Code that draws figures:
* begin *

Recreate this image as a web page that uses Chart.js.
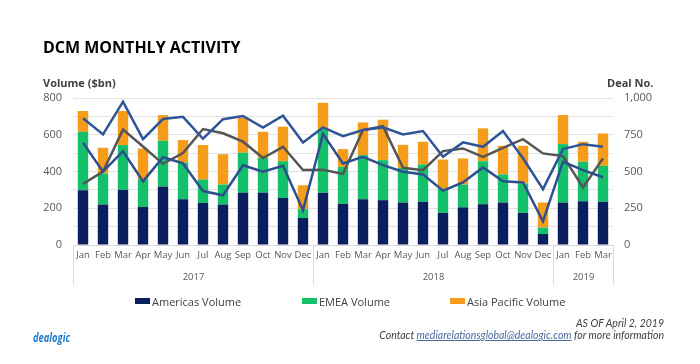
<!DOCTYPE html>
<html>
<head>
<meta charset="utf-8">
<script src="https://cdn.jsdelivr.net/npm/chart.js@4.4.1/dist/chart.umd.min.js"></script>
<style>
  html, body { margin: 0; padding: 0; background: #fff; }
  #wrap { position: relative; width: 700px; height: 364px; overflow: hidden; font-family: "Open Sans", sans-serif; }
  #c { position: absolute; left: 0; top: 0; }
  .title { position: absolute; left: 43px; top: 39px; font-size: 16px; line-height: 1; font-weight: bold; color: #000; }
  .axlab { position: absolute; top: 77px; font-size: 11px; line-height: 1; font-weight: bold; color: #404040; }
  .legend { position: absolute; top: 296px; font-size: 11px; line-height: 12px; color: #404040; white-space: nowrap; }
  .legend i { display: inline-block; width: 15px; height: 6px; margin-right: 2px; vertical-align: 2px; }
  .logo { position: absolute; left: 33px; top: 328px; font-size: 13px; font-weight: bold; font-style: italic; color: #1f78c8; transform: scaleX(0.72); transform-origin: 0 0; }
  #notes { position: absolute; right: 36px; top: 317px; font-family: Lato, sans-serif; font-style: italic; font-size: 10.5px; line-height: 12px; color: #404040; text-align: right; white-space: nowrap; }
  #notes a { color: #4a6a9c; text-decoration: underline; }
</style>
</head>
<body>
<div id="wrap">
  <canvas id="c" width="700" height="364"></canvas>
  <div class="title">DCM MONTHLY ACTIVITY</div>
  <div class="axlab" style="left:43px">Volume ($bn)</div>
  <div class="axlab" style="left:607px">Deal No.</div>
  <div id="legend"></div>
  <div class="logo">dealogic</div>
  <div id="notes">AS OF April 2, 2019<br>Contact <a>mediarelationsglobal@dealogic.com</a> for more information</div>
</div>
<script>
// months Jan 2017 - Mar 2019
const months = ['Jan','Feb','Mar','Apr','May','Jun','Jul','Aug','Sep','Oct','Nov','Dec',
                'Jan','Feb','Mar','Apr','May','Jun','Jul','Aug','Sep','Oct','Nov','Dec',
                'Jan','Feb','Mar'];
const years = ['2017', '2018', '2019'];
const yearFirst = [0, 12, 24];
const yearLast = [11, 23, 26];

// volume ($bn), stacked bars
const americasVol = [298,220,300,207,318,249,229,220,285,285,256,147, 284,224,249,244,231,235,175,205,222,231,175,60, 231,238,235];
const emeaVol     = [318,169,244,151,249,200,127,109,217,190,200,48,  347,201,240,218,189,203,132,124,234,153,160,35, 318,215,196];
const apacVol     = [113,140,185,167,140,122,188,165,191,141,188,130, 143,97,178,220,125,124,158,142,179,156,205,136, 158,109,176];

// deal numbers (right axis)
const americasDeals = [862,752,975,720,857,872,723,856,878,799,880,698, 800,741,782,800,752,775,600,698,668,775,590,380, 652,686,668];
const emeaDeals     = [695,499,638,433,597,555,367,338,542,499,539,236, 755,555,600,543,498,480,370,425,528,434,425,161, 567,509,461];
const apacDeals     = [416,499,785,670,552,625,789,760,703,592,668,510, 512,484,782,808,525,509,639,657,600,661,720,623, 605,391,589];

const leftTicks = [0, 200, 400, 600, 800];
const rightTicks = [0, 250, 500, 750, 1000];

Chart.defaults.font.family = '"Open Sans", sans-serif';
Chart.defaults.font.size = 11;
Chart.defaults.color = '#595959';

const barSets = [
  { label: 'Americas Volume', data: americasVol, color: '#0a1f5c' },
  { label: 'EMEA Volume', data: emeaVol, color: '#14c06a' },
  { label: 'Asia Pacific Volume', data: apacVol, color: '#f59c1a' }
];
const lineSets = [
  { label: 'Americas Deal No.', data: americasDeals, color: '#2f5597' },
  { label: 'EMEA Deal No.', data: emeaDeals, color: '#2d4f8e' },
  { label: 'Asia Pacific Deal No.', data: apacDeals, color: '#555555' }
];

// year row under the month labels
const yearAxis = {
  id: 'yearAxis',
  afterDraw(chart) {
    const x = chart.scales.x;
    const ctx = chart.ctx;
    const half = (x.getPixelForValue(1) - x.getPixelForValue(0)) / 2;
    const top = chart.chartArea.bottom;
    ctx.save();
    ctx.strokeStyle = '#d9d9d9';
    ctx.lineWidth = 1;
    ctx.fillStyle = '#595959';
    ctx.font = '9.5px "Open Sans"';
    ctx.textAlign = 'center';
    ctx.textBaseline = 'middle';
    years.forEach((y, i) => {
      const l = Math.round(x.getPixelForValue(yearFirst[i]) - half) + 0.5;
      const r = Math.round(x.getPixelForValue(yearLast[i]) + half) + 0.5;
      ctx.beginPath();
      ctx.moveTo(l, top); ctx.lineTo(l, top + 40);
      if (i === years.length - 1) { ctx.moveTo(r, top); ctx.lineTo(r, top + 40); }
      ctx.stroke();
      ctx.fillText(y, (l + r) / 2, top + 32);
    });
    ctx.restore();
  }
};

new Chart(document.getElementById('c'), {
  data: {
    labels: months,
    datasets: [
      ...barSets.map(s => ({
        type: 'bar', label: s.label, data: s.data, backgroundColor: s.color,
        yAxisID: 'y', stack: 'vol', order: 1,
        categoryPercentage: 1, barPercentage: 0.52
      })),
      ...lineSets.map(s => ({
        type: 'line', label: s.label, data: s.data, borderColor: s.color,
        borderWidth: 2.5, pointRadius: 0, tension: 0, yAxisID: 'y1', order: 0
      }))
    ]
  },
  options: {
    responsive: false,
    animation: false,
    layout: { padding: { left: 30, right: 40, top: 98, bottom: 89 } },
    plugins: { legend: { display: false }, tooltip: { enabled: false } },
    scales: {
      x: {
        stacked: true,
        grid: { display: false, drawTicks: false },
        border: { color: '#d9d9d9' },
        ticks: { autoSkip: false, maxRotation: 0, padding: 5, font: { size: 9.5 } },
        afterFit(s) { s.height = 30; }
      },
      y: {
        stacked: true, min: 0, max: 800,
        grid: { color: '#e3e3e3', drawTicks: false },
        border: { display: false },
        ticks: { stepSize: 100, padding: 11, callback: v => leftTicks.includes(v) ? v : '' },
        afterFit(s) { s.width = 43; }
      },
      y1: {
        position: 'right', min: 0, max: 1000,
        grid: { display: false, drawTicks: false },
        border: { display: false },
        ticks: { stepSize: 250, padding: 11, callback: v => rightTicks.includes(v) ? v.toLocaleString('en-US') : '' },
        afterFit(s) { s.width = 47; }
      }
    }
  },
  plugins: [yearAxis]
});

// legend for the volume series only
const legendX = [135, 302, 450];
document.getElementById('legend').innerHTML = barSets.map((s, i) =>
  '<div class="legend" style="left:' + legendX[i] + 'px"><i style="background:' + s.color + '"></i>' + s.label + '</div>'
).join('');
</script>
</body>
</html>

* end *
* begin *

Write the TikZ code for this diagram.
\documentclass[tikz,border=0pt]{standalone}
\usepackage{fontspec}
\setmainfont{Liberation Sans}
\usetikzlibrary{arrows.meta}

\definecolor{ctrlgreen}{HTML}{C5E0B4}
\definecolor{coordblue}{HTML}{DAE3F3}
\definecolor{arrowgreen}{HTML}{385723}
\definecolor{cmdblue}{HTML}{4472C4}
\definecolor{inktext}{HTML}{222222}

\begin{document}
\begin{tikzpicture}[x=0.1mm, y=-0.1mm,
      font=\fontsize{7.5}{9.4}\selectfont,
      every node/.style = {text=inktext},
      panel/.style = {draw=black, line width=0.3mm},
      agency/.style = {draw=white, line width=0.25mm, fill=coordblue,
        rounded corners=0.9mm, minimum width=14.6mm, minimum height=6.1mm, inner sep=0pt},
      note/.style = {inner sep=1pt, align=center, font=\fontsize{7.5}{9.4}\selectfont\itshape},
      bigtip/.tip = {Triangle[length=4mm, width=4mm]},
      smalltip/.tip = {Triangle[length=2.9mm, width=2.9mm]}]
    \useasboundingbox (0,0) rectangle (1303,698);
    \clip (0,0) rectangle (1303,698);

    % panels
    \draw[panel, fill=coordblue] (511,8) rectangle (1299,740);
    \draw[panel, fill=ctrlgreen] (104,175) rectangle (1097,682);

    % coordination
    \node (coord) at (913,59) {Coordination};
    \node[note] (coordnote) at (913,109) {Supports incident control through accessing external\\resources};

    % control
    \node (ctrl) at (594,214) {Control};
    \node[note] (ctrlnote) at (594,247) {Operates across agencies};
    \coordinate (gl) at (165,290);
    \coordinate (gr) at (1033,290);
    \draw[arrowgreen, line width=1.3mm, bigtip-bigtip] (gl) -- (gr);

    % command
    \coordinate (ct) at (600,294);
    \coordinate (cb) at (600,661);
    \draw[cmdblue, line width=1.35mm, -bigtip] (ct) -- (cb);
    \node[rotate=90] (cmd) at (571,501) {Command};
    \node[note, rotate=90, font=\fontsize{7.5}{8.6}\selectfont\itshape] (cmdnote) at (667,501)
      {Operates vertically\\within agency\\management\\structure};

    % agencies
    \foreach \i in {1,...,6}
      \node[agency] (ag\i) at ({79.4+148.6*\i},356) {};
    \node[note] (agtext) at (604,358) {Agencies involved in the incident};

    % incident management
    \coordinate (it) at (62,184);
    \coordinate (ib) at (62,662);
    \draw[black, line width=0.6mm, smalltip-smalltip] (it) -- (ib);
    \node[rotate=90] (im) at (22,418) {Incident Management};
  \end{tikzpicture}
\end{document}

* end *

**WHAT IS EXPECTED**
Check every line for "this" and show the ones that have it.

**SOLUTION BELOW**
Recreate this image as a web page that uses Chart.js.
Write the TikZ code for this diagram.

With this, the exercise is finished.